▸ **Task instructions**: Write out the listing, please, but only from its first line through the line containing "(accTitle) at (715,281)", exactly as given and without pictures.

▸ **Recorded data**:
====

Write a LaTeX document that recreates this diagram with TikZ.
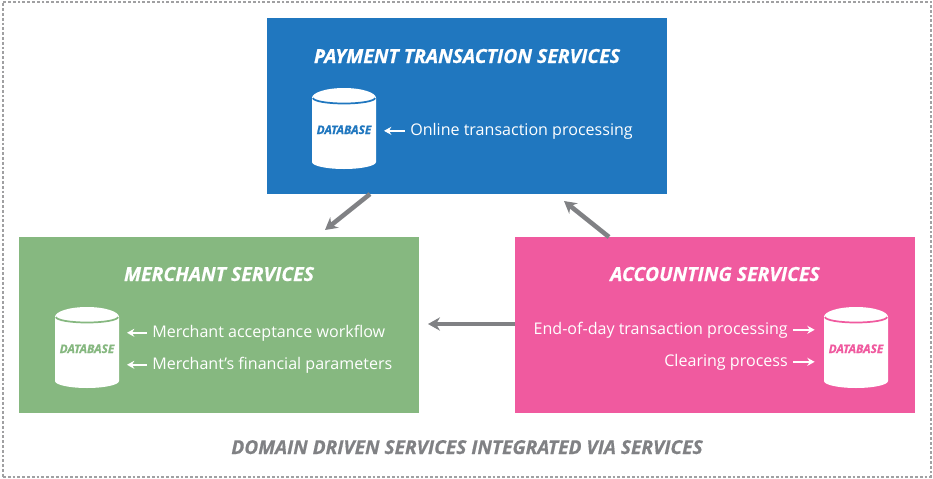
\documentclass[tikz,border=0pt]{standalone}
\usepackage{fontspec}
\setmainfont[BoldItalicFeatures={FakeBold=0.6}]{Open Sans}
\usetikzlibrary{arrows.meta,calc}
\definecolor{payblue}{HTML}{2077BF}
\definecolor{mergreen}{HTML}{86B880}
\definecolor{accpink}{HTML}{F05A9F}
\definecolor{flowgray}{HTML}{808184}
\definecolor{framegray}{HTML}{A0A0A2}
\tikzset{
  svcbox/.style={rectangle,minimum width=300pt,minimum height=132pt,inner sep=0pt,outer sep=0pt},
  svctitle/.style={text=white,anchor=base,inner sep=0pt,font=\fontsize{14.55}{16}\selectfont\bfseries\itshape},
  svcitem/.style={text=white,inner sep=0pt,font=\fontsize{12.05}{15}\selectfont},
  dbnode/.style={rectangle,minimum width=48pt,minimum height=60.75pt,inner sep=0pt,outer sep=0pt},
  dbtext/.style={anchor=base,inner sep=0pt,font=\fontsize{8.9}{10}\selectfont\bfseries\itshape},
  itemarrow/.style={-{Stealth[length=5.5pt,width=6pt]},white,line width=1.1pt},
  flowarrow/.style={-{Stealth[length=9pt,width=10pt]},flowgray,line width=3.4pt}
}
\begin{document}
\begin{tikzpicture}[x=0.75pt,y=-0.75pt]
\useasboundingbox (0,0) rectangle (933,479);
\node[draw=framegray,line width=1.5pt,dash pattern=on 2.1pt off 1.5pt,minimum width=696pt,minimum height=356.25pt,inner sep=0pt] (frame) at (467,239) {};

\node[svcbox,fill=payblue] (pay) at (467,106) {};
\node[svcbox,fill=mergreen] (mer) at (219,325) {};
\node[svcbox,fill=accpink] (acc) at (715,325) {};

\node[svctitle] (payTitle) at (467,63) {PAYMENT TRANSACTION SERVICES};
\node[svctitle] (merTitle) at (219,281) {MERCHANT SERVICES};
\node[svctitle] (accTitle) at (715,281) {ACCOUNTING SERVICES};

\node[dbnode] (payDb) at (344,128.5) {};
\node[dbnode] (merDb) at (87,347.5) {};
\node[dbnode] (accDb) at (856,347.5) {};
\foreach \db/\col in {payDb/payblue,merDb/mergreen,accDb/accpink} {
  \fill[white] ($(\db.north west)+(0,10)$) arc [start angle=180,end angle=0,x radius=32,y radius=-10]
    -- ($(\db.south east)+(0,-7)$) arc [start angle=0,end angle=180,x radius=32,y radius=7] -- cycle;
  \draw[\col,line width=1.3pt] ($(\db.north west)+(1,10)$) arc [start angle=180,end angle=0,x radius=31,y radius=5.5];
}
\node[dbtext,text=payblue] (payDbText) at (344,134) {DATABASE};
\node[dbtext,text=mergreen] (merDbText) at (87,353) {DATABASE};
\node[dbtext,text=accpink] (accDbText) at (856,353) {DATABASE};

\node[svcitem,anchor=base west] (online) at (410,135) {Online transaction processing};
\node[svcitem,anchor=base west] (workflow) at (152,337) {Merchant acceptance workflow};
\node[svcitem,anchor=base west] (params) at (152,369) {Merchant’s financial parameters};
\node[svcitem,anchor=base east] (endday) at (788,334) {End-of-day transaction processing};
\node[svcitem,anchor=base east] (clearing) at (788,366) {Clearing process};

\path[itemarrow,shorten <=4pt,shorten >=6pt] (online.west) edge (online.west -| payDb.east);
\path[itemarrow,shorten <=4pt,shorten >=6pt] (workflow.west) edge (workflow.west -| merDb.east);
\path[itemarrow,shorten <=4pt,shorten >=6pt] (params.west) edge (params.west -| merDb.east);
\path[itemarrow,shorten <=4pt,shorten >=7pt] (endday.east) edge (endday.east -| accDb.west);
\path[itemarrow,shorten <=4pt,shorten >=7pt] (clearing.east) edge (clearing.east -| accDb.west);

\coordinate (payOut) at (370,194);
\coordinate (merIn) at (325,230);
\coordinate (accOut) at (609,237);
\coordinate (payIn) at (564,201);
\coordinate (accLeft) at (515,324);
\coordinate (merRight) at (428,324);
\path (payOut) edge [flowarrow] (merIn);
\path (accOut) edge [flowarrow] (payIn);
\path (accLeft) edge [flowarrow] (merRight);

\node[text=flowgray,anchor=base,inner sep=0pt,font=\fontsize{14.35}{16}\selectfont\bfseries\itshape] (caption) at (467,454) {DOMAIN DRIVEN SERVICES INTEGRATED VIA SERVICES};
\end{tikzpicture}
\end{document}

====

▸ **Finished task**:
Write a LaTeX document that recreates this diagram with TikZ.
\documentclass[tikz,border=0pt]{standalone}
\usepackage{fontspec}
\setmainfont[BoldItalicFeatures={FakeBold=0.6}]{Open Sans}
\usetikzlibrary{arrows.meta,calc}
\definecolor{payblue}{HTML}{2077BF}
\definecolor{mergreen}{HTML}{86B880}
\definecolor{accpink}{HTML}{F05A9F}
\definecolor{flowgray}{HTML}{808184}
\definecolor{framegray}{HTML}{A0A0A2}
\tikzset{
  svcbox/.style={rectangle,minimum width=300pt,minimum height=132pt,inner sep=0pt,outer sep=0pt},
  svctitle/.style={text=white,anchor=base,inner sep=0pt,font=\fontsize{14.55}{16}\selectfont\bfseries\itshape},
  svcitem/.style={text=white,inner sep=0pt,font=\fontsize{12.05}{15}\selectfont},
  dbnode/.style={rectangle,minimum width=48pt,minimum height=60.75pt,inner sep=0pt,outer sep=0pt},
  dbtext/.style={anchor=base,inner sep=0pt,font=\fontsize{8.9}{10}\selectfont\bfseries\itshape},
  itemarrow/.style={-{Stealth[length=5.5pt,width=6pt]},white,line width=1.1pt},
  flowarrow/.style={-{Stealth[length=9pt,width=10pt]},flowgray,line width=3.4pt}
}
\begin{document}
\begin{tikzpicture}[x=0.75pt,y=-0.75pt]
\useasboundingbox (0,0) rectangle (933,479);
\node[draw=framegray,line width=1.5pt,dash pattern=on 2.1pt off 1.5pt,minimum width=696pt,minimum height=356.25pt,inner sep=0pt] (frame) at (467,239) {};

\node[svcbox,fill=payblue] (pay) at (467,106) {};
\node[svcbox,fill=mergreen] (mer) at (219,325) {};
\node[svcbox,fill=accpink] (acc) at (715,325) {};

\node[svctitle] (payTitle) at (467,63) {PAYMENT TRANSACTION SERVICES};
\node[svctitle] (merTitle) at (219,281) {MERCHANT SERVICES};
\node[svctitle] (accTitle) at (715,281) {ACCOUNTING SERVICES};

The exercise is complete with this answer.